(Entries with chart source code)
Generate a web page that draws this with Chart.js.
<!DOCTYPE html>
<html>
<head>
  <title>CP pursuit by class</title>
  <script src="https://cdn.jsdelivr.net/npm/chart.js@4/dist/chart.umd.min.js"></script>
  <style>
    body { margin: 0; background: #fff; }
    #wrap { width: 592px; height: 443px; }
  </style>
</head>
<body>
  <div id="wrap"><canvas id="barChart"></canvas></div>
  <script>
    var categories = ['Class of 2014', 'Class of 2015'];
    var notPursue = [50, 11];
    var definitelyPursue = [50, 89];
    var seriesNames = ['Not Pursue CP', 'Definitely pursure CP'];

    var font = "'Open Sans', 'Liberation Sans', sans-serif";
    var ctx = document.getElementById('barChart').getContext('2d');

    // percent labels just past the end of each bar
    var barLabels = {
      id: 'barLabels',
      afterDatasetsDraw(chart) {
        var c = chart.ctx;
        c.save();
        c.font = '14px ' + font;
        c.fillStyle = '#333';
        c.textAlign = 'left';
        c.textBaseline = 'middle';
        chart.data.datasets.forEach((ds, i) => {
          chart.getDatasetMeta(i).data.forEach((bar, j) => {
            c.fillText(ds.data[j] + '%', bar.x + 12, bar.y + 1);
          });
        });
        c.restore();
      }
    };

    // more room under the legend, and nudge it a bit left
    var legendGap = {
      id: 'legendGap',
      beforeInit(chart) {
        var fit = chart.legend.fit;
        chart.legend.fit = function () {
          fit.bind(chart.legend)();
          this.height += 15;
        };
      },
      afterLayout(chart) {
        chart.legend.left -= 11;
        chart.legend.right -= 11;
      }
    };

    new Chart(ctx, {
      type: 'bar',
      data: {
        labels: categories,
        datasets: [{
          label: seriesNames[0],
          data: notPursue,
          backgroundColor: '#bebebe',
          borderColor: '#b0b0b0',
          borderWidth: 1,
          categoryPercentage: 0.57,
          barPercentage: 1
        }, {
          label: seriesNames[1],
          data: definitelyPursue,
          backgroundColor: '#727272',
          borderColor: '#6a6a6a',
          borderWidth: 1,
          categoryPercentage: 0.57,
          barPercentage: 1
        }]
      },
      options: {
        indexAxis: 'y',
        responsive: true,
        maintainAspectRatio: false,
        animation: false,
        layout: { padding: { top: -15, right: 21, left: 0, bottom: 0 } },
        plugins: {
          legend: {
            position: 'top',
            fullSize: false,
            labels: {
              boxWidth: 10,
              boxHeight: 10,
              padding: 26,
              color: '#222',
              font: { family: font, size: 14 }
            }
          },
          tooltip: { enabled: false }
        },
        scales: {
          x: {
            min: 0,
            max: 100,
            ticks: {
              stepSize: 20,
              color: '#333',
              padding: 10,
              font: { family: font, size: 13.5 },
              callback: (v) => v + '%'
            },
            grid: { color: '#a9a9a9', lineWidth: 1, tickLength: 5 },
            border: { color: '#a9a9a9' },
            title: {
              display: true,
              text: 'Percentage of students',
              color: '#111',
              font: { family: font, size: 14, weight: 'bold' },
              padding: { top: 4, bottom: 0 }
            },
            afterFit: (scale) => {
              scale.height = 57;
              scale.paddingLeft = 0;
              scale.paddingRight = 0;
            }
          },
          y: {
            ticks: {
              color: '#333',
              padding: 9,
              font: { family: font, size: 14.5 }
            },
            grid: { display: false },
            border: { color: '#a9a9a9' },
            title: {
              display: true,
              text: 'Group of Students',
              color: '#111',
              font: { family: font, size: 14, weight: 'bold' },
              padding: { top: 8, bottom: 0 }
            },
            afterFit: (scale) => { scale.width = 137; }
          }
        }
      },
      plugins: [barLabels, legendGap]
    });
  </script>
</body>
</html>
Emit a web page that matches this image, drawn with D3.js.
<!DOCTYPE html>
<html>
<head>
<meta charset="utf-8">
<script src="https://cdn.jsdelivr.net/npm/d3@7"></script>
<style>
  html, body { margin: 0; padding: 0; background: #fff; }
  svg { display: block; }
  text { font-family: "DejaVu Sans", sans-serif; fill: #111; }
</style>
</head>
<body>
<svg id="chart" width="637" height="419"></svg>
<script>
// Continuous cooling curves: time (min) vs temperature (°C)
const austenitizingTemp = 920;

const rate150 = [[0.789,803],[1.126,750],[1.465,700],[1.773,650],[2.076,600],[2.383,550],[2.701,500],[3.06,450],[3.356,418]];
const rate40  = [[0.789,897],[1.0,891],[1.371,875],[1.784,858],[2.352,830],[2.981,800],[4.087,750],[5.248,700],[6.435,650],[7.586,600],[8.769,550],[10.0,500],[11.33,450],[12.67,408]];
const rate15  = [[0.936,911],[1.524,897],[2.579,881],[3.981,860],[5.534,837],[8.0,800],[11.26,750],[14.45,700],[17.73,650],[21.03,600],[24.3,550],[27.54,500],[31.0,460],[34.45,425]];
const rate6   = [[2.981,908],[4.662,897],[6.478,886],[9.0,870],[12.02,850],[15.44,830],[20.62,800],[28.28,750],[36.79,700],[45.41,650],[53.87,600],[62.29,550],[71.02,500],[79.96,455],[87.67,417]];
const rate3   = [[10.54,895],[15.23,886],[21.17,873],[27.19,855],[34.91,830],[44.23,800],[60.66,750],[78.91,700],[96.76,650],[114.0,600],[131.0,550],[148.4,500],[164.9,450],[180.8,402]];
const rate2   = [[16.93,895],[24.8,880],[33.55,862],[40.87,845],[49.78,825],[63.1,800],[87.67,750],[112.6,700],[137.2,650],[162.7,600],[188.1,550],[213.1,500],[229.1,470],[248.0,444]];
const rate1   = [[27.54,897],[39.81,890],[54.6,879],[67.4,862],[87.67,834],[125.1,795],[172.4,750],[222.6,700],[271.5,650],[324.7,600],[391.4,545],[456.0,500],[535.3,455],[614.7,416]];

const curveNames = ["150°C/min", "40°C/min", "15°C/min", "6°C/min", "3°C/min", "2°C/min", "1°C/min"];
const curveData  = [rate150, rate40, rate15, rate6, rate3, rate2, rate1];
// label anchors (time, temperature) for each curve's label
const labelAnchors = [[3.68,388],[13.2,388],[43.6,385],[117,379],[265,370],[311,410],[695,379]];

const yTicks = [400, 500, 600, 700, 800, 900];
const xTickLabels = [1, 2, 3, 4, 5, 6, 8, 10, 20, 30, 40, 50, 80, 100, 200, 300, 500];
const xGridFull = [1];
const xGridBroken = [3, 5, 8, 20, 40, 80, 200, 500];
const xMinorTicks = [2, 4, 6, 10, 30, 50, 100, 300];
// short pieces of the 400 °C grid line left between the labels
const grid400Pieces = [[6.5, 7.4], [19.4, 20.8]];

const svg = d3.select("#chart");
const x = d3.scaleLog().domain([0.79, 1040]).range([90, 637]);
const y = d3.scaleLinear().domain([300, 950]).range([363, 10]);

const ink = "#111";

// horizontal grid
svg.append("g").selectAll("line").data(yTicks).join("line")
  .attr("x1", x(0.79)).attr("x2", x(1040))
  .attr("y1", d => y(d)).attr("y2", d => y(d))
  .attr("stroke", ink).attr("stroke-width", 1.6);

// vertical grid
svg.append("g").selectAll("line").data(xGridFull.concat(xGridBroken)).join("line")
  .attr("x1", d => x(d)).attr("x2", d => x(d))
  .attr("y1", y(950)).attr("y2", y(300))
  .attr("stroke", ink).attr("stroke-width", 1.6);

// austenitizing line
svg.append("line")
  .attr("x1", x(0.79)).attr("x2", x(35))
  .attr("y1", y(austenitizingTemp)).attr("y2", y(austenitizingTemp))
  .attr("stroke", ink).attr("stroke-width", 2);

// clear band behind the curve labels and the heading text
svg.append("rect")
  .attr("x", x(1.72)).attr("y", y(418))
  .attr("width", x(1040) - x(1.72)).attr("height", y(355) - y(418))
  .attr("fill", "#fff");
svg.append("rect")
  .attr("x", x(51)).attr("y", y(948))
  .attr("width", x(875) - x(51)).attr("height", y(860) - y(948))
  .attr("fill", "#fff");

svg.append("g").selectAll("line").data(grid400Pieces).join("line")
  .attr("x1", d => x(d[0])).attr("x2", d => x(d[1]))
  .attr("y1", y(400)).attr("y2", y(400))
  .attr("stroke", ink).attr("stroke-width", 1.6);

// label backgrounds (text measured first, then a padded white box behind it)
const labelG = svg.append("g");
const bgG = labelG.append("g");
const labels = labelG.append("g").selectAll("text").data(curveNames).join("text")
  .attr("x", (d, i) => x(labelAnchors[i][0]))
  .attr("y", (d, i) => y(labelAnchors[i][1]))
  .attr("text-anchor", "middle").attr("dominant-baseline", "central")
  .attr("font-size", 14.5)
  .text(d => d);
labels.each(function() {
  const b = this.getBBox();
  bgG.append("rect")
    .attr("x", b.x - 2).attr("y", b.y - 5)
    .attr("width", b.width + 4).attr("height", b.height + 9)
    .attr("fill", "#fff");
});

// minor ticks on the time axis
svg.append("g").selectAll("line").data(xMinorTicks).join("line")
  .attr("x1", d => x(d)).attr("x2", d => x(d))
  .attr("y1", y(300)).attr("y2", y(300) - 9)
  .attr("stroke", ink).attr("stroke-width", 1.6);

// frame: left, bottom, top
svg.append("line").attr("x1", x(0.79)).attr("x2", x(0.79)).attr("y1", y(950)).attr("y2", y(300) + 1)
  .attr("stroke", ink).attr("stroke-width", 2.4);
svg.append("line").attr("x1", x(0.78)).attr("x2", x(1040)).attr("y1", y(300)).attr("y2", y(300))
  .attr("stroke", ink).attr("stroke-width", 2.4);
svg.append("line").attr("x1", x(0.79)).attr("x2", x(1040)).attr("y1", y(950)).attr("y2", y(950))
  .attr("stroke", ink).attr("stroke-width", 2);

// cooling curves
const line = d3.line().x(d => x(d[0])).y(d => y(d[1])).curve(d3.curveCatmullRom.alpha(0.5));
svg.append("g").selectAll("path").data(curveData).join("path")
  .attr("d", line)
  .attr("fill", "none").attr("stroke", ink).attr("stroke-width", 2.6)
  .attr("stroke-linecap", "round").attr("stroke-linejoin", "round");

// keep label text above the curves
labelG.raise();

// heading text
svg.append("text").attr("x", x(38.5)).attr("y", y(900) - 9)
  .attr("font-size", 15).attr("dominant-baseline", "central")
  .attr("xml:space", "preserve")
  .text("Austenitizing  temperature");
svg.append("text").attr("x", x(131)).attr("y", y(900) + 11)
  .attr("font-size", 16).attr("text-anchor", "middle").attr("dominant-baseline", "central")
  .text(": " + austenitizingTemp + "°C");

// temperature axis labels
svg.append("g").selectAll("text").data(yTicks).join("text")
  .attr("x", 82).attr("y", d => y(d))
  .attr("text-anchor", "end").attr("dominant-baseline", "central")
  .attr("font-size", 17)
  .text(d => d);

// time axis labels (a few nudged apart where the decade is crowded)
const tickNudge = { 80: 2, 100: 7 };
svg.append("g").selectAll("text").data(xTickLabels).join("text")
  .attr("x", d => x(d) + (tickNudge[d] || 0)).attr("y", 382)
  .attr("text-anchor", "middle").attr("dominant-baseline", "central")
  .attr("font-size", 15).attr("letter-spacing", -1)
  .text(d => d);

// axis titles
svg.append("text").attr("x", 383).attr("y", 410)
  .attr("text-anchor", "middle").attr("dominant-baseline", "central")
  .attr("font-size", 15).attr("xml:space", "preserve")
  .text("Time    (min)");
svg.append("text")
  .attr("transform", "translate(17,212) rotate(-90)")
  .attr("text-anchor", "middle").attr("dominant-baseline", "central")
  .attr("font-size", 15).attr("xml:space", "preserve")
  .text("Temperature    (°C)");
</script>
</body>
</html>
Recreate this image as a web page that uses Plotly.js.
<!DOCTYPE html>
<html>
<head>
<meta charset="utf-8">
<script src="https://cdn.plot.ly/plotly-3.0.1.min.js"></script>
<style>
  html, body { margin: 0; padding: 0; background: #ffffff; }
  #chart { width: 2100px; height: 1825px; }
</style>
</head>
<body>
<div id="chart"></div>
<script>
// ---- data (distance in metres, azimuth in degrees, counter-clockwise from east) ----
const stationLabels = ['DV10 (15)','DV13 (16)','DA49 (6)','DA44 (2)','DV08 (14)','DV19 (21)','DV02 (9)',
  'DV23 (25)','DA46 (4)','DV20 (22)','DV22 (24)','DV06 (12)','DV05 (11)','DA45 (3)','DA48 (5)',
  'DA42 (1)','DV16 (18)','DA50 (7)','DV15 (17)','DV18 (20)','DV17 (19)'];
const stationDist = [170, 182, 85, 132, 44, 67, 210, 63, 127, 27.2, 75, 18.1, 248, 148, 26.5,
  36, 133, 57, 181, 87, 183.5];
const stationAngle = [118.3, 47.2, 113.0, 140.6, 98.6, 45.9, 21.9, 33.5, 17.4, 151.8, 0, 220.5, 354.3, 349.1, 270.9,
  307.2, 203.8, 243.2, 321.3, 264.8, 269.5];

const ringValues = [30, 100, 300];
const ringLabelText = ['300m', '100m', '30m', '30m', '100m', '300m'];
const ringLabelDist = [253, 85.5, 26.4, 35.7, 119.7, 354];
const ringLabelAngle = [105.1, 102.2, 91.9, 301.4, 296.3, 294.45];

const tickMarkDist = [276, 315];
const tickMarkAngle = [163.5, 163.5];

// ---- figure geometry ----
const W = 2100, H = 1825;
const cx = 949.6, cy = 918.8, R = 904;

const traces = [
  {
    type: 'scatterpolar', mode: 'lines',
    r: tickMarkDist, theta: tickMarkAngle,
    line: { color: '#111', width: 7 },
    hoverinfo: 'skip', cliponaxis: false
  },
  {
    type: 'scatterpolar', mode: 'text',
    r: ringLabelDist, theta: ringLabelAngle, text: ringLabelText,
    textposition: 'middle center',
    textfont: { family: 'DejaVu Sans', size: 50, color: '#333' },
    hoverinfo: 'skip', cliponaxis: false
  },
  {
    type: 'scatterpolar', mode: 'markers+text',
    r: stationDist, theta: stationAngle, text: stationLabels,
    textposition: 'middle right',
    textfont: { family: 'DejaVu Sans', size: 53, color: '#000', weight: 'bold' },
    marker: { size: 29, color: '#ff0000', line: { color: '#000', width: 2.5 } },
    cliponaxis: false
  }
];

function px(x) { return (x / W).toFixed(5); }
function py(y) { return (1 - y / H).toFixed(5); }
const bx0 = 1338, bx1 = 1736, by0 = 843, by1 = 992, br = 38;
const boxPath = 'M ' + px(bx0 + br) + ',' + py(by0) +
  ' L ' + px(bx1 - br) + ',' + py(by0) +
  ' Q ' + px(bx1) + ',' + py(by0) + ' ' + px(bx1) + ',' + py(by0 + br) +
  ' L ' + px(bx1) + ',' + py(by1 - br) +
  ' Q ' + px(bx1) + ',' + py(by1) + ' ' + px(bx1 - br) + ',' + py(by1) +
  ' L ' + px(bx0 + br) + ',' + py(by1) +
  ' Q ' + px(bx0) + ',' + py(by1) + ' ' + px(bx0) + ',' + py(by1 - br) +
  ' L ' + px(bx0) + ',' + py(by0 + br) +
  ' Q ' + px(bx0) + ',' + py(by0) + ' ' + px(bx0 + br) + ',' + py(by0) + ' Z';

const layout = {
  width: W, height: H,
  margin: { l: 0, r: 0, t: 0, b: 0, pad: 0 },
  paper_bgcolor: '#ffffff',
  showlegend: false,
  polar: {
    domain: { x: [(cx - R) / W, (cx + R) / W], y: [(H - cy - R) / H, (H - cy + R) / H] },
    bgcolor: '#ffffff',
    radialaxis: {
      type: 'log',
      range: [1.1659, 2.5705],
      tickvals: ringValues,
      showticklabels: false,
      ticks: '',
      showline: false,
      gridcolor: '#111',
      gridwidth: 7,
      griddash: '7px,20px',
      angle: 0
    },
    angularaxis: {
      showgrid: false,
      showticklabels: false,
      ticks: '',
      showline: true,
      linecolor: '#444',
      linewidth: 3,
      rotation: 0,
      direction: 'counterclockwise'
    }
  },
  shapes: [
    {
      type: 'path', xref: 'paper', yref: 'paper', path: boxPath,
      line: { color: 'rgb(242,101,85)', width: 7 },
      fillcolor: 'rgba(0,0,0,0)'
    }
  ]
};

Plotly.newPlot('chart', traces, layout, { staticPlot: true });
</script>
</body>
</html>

▶ _AIM OF THE EXERCISE_
Up to and including the line with "var ctx = document.getElementById('barChart').getContext('2d');", repeat the entries exactly, beginning at their first line.

▶ _THE COMPLETED TASK_
Generate a web page that draws this with Chart.js.
<!DOCTYPE html>
<html>
<head>
  <title>CP pursuit by class</title>
  <script src="https://cdn.jsdelivr.net/npm/chart.js@4/dist/chart.umd.min.js"></script>
  <style>
    body { margin: 0; background: #fff; }
    #wrap { width: 592px; height: 443px; }
  </style>
</head>
<body>
  <div id="wrap"><canvas id="barChart"></canvas></div>
  <script>
    var categories = ['Class of 2014', 'Class of 2015'];
    var notPursue = [50, 11];
    var definitelyPursue = [50, 89];
    var seriesNames = ['Not Pursue CP', 'Definitely pursure CP'];

    var font = "'Open Sans', 'Liberation Sans', sans-serif";
    var ctx = document.getElementById('barChart').getContext('2d');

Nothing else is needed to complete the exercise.